Until they didn’t have results. Then mom booked an appointment with our family doctor.

Then we got first results. Stomach cancer.

Then we said some not nice words.

For anyone that hasn’t done this before, let me tell you – so far in all our times with this – this is the WORST part.  Knowing, but not knowing how bad, or where, or what, or how fast, or where else. When all you’re left with is a whole bunch of questions and your mind is left to wander into the terrible world of ‘what if’ – it’s awful.

Last weekend she had her CT Scan, and on Monday she saw the surgeon at Sunnybrook.  Stomach cancer, and that’s it. It doesn’t appear to be anywhere else, there aren’t any glowing node areas (although lymph-nodes can’t be truly known until dissection after surgery).  The plan, 3 rounds of chemo, surgery (leaving her with 40-60% of her stomach), followed by 3 more rounds of chemo. Followed by all better.  Forever.

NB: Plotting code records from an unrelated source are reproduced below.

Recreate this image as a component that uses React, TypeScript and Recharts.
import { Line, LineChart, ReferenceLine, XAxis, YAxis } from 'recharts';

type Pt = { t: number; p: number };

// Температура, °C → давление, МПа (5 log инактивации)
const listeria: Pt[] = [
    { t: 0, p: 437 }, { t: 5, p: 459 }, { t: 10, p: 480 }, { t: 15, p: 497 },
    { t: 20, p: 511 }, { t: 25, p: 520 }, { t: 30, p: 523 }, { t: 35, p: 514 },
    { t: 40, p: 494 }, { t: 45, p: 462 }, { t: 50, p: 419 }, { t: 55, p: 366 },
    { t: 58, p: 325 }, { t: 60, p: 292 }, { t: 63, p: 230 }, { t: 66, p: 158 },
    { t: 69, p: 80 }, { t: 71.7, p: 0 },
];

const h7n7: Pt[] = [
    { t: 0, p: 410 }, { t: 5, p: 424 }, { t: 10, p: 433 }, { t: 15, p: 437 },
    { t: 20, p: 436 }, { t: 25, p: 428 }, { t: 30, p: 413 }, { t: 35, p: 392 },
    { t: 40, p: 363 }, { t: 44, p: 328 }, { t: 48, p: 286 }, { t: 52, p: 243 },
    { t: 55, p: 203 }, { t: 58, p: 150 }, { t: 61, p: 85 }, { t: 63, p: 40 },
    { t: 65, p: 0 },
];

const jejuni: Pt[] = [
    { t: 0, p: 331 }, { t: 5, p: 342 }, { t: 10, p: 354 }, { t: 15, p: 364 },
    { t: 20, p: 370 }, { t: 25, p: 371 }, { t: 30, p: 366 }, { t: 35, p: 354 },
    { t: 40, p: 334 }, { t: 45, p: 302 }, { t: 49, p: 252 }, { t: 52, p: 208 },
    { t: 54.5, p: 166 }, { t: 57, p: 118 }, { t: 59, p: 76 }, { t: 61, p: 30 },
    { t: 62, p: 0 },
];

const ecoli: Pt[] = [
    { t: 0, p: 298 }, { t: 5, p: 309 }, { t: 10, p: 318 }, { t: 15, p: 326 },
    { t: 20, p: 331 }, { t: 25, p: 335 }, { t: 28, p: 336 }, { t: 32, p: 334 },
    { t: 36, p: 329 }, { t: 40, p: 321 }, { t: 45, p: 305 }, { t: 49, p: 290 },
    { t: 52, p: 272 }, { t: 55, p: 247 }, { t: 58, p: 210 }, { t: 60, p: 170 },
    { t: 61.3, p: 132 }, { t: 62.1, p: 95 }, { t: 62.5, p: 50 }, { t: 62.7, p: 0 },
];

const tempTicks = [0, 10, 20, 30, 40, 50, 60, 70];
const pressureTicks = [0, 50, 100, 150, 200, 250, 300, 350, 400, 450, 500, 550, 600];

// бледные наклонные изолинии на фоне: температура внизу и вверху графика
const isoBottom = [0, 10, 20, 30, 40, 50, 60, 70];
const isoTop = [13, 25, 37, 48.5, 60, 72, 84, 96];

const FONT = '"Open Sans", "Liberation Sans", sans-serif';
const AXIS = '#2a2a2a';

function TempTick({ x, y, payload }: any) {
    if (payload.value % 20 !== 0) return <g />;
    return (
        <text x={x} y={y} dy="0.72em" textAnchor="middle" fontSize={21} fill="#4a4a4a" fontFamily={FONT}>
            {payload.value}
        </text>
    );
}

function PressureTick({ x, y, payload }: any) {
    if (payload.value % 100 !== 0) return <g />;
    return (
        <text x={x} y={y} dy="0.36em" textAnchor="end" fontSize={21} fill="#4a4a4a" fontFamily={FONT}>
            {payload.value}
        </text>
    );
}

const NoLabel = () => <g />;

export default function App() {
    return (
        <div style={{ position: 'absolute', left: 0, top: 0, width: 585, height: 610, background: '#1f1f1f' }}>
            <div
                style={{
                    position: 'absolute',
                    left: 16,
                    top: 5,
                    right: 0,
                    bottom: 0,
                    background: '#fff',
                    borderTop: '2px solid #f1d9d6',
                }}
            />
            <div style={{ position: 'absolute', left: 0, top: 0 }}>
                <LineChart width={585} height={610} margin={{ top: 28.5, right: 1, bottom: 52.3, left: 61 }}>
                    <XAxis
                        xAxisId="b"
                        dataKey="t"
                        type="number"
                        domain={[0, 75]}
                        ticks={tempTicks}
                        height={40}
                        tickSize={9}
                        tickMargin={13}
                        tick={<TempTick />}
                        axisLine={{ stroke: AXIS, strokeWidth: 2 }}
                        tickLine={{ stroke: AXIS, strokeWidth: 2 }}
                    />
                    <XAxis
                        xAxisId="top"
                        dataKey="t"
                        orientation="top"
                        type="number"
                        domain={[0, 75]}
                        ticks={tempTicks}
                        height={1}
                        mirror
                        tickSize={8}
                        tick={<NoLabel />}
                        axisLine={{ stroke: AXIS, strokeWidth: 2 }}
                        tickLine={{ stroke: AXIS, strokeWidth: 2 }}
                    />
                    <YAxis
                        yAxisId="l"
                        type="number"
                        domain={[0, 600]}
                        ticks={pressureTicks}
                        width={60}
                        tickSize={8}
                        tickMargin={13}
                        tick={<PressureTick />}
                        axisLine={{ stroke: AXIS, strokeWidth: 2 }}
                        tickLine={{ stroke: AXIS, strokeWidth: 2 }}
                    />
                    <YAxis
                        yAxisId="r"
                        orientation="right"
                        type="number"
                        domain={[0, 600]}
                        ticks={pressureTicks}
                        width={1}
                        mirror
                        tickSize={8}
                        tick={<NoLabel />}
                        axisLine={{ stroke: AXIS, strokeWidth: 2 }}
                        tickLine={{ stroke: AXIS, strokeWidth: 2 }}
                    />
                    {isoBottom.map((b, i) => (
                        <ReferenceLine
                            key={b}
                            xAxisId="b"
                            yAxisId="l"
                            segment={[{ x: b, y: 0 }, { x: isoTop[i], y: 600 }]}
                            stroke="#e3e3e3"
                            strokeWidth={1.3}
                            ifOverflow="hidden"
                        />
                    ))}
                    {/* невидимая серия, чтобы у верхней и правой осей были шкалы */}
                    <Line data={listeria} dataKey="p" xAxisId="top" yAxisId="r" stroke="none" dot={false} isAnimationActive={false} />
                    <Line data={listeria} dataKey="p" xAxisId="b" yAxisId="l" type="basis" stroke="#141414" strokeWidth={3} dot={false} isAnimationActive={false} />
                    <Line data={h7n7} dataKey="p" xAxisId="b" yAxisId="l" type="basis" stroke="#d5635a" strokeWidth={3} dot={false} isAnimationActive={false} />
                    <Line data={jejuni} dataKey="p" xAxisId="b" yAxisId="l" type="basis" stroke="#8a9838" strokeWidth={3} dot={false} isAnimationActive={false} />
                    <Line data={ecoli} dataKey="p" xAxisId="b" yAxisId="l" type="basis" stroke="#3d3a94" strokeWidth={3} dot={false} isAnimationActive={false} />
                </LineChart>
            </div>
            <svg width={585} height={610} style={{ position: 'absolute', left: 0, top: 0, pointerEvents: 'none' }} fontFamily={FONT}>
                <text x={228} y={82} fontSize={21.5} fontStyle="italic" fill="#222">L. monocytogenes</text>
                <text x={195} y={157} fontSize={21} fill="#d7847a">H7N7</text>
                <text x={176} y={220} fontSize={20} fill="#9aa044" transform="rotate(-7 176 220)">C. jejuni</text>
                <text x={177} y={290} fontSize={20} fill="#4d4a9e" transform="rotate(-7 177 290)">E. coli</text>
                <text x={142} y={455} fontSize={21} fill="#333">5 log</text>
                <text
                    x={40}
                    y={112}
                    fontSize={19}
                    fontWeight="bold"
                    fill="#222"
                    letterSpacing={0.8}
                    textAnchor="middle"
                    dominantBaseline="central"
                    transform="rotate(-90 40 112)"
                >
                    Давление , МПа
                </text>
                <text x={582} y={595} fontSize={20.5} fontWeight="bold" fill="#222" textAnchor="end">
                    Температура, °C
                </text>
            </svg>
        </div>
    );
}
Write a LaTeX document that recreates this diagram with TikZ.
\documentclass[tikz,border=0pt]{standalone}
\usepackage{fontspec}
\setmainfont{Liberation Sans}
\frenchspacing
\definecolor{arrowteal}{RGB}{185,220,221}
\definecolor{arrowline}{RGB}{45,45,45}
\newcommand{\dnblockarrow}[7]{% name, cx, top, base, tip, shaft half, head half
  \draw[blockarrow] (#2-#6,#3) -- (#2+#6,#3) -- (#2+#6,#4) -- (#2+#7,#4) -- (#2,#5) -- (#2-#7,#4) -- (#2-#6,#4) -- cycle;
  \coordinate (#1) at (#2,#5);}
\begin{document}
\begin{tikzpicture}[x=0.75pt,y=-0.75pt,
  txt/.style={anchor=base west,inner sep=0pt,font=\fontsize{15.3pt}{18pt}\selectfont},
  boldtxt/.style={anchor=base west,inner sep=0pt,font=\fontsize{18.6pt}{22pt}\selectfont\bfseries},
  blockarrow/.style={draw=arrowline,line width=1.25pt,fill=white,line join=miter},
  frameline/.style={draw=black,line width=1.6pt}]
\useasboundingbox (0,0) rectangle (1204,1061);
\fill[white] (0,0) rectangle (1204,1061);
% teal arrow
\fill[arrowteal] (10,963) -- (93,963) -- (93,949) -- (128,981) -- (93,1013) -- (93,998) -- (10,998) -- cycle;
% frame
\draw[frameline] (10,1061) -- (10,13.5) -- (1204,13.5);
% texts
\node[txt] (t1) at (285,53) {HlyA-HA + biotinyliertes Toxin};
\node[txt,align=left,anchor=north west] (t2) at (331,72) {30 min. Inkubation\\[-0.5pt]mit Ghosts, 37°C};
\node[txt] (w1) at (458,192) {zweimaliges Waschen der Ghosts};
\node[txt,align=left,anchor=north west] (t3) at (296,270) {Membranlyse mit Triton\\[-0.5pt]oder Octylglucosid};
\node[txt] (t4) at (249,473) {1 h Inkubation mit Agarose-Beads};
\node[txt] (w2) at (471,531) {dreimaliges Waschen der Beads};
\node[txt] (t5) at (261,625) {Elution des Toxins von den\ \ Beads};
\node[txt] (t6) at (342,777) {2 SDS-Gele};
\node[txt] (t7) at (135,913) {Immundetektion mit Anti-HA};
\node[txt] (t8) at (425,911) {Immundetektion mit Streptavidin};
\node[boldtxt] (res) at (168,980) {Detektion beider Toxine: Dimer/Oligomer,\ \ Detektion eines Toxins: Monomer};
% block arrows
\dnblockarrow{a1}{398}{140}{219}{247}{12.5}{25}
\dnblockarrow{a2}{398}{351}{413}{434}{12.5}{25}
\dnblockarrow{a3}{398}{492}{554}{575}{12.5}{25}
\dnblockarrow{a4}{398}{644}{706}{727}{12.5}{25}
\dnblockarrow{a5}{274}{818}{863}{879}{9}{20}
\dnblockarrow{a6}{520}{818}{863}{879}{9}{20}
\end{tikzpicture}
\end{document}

The not so good news, the cancer is at the base of the stomach and the exit point is very narrow.  She is at high risk for obstruction and is on a liquid diet starting immediately. Since the chemo will first expand the cells before destroying them – it’s possible that she will not be able to get through the full 3 rounds before running into trouble. If she is obstructed, they will stop the chemo and do emergency surgery followed by more chemo. Followed by all better.  Forever.

So that’s where we are – for one post anyway.  I’ll do my best to keep it as up to date as possible. And I’ll also really try to inject this little blog with some happy along the way.

How you can help today – Positive healing thoughts are always welcome. 

Message from Mom – Thank you everyone for all of your  love and support – we really appreciate it.